A: We know that we can represent, for example, vector $v$ as $v = v^{\perp u} + v^{\parallel u}$. Now, to make $v$ orthogonal $u$, we write $v^{\perp u} = v - v^{\parallel u}$.
We can calculate $v^{\parallel u}$ as $v^{\parallel u} = \frac{\langle v, u \rangle}{\langle u, u \rangle}u$.
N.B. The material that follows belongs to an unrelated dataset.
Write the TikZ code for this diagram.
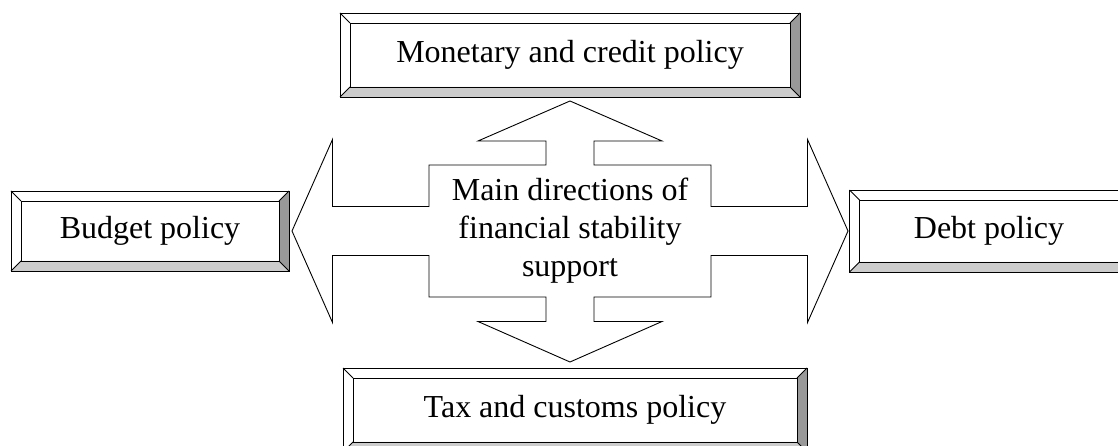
\documentclass[tikz,border=0pt]{standalone}
\usepackage{fontspec}
\setmainfont{Liberation Serif}

\definecolor{bevellight}{HTML}{CCCCCC}
\definecolor{beveldark}{HTML}{999999}

\tikzset{
  policy/.style={shape=rectangle, draw, outer sep=0pt, inner sep=0pt, font=\fontsize{32}{38}\selectfont},
  bigarrow/.style={draw, line join=miter},
}

% raised frame round a policy node
\newcommand{\bevelframe}[1]{%
  \fill[beveldark] (#1.north east) -- ([shift={(10,10)}]#1.north east) -- ([shift={(10,-10)}]#1.south east) -- (#1.south east) -- cycle;
  \fill[bevellight] (#1.south west) -- ([shift={(-10,-10)}]#1.south west) -- ([shift={(10,-10)}]#1.south east) -- (#1.south east) -- cycle;
  \draw ([shift={(-10,10)}]#1.north west) rectangle ([shift={(10,-10)}]#1.south east);
  \draw ([shift={(-10,10)}]#1.north west) -- (#1.north west);
  \draw ([shift={(10,10)}]#1.north east) -- (#1.north east);
  \draw ([shift={(-10,-10)}]#1.south west) -- (#1.south west);
  \draw ([shift={(10,-10)}]#1.south east) -- (#1.south east);
  \draw (#1.north west) rectangle (#1.south east);
}

\begin{document}
\begin{tikzpicture}[x=1pt, y=1pt, line width=0.9pt]
\path[use as bounding box, clip] (0,0) rectangle (1118,446);

\node [align=center, font=\fontsize{32}{38}\selectfont] (main) at (570,215) {Main directions of\\financial stability\\support};

\begin{scope}[shift={(main.center)}]
\draw[bigarrow] (0,130) -- (92,90) -- (24,90) -- (24,66) -- (141,66) -- (141,24.5) -- (237.5,24.5) -- (237.5,91.5)
  -- (278,0) -- (237.5,-91.5) -- (237.5,-24.5) -- (141,-24.5) -- (141,-66) -- (24,-66) -- (24,-90.5) -- (92,-90.5)
  -- (0,-131) -- (-92,-90.5) -- (-24,-90.5) -- (-24,-66) -- (-141,-66) -- (-141,-24.5) -- (-237.5,-24.5) -- (-237.5,-91.5)
  -- (-278,0) -- (-237.5,91.5) -- (-237.5,24.5) -- (-141,24.5) -- (-141,66) -- (-24,66) -- (-24,90) -- (-92,90) -- cycle;
\end{scope}

\node [policy, above of=main, node distance=176pt, minimum width=440pt, minimum height=64pt] (monetary) {Monetary and credit policy};
\node [policy, below of=main, node distance=179pt, xshift=5pt, minimum width=444pt, minimum height=64pt] (tax) {Tax and customs policy};
\node [policy, left of=main, node distance=420pt, minimum width=258pt, minimum height=60pt] (budget) {Budget policy};
\node [policy, right of=main, node distance=419pt, minimum width=259pt, minimum height=62pt] (debt) {Debt policy};

\bevelframe{monetary}
\bevelframe{tax}
\bevelframe{budget}
\bevelframe{debt}
\end{tikzpicture}
\end{document}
A: Taking $X = u$, $Y = v$, $x = u'$ and $y = v'$, we have the following optimization problem $$\min_{x, y} f(x, y)=\ (x-X)^2 + (y-Y)^2$$ subject to the constraint $c(x, y) = x^{T}y = 0$. By Lagrange Multiplier Method, we have that $$\nabla_x(f(x, y)-\lambda * g(x, y)) = \nabla_y (f(x, y) - \lambda * g(x, y)) = 0$$ Now $$\nabla_x(f(x, y)-\lambda * g(x, y))=2(x-X)-\lambda * y = 0 \implies x=X+\frac{\lambda}{2} * y$$ and also $$\nabla_y(f(x, y)-\lambda * g(x, y))=2(y-Y) - \lambda * x \implies y = Y + \frac{\lambda}{2}*x$$For simplicity take $\mu = \frac{\lambda}{2}$. Solving for $x, y$, you will get that $x = \frac{X + \mu Y}{1-\mu^2}$ and $y = \frac{Y + \mu X}{1-\mu^2}$. Now to solve for $\mu$, use the constraint that $x^Ty=0$. You will get that $\mu^2(X^TY)+(X^TX + Y^TY)\mu+Y^TX=0$. This quadratic equation would always have real solutions and there will be two possible values of $\mu$.
Now since $\nabla_{(x, y)}^2 f= \begin{bmatrix} 2I & 0 \\ 0 & 2I \end{bmatrix}$ is a positive definite matrix, the solution we have is a local minimum for $f$ and since there are only two critical points, one of them must be the global minimum. 
You can try this out numerically for some values of $x, y$ and see if you get a satisfactory answer.